* **THE EXERCISE**: Go through the data below and copy it exactly, skipping every picture.

* **SOURCE DATA**:

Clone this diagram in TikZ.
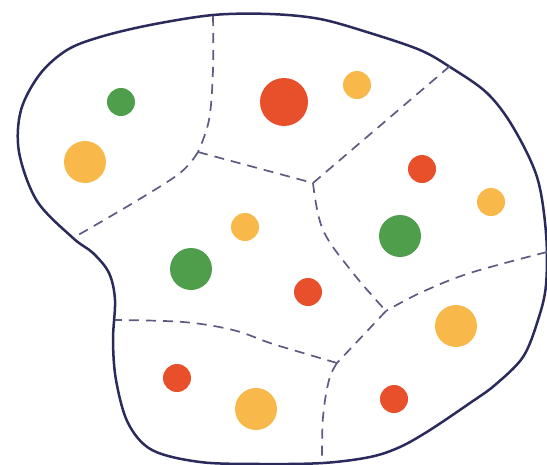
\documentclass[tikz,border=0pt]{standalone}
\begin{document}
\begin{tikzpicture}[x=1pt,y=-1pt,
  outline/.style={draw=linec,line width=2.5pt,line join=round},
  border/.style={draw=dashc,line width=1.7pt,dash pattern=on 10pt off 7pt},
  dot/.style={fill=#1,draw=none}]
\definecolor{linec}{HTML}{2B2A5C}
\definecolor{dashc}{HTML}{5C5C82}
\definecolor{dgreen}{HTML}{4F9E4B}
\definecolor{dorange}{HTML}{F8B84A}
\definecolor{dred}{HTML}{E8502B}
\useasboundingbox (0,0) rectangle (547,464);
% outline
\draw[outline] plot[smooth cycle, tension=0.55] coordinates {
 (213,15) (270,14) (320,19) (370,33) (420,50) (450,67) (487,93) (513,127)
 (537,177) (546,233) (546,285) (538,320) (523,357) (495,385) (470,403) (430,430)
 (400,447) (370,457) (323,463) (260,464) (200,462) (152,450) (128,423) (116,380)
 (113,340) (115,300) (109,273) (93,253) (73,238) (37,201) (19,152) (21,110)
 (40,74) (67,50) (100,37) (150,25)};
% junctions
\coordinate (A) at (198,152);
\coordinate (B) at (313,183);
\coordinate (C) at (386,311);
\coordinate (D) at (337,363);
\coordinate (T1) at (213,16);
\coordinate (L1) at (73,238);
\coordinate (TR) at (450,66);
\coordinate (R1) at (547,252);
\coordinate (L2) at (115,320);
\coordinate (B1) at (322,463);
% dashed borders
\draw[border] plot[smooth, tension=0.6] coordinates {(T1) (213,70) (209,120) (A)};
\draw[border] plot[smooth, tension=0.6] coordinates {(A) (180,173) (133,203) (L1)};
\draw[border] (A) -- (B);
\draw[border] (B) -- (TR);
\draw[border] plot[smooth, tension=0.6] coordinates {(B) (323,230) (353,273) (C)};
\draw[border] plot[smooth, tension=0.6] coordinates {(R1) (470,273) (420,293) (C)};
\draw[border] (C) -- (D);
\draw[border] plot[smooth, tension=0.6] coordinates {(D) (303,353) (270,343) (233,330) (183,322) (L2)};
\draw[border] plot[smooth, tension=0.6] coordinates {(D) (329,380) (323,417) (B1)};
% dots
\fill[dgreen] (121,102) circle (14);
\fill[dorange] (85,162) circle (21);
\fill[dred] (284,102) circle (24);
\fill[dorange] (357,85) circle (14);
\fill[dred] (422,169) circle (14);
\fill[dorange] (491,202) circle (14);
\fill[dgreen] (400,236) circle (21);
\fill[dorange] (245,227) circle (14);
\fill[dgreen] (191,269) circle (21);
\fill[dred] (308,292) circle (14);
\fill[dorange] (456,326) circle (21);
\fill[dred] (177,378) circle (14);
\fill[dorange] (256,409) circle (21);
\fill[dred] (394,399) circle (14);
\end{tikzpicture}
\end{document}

* **SOLUTION BELOW**:
Clone this diagram in TikZ.
\documentclass[tikz,border=0pt]{standalone}
\begin{document}
\begin{tikzpicture}[x=1pt,y=-1pt,
  outline/.style={draw=linec,line width=2.5pt,line join=round},
  border/.style={draw=dashc,line width=1.7pt,dash pattern=on 10pt off 7pt},
  dot/.style={fill=#1,draw=none}]
\definecolor{linec}{HTML}{2B2A5C}
\definecolor{dashc}{HTML}{5C5C82}
\definecolor{dgreen}{HTML}{4F9E4B}
\definecolor{dorange}{HTML}{F8B84A}
\definecolor{dred}{HTML}{E8502B}
\useasboundingbox (0,0) rectangle (547,464);
% outline
\draw[outline] plot[smooth cycle, tension=0.55] coordinates {
 (213,15) (270,14) (320,19) (370,33) (420,50) (450,67) (487,93) (513,127)
 (537,177) (546,233) (546,285) (538,320) (523,357) (495,385) (470,403) (430,430)
 (400,447) (370,457) (323,463) (260,464) (200,462) (152,450) (128,423) (116,380)
 (113,340) (115,300) (109,273) (93,253) (73,238) (37,201) (19,152) (21,110)
 (40,74) (67,50) (100,37) (150,25)};
% junctions
\coordinate (A) at (198,152);
\coordinate (B) at (313,183);
\coordinate (C) at (386,311);
\coordinate (D) at (337,363);
\coordinate (T1) at (213,16);
\coordinate (L1) at (73,238);
\coordinate (TR) at (450,66);
\coordinate (R1) at (547,252);
\coordinate (L2) at (115,320);
\coordinate (B1) at (322,463);
% dashed borders
\draw[border] plot[smooth, tension=0.6] coordinates {(T1) (213,70) (209,120) (A)};
\draw[border] plot[smooth, tension=0.6] coordinates {(A) (180,173) (133,203) (L1)};
\draw[border] (A) -- (B);
\draw[border] (B) -- (TR);
\draw[border] plot[smooth, tension=0.6] coordinates {(B) (323,230) (353,273) (C)};
\draw[border] plot[smooth, tension=0.6] coordinates {(R1) (470,273) (420,293) (C)};
\draw[border] (C) -- (D);
\draw[border] plot[smooth, tension=0.6] coordinates {(D) (303,353) (270,343) (233,330) (183,322) (L2)};
\draw[border] plot[smooth, tension=0.6] coordinates {(D) (329,380) (323,417) (B1)};
% dots
\fill[dgreen] (121,102) circle (14);
\fill[dorange] (85,162) circle (21);
\fill[dred] (284,102) circle (24);
\fill[dorange] (357,85) circle (14);
\fill[dred] (422,169) circle (14);
\fill[dorange] (491,202) circle (14);
\fill[dgreen] (400,236) circle (21);
\fill[dorange] (245,227) circle (14);
\fill[dgreen] (191,269) circle (21);
\fill[dred] (308,292) circle (14);
\fill[dorange] (456,326) circle (21);
\fill[dred] (177,378) circle (14);
\fill[dorange] (256,409) circle (21);
\fill[dred] (394,399) circle (14);
\end{tikzpicture}
\end{document}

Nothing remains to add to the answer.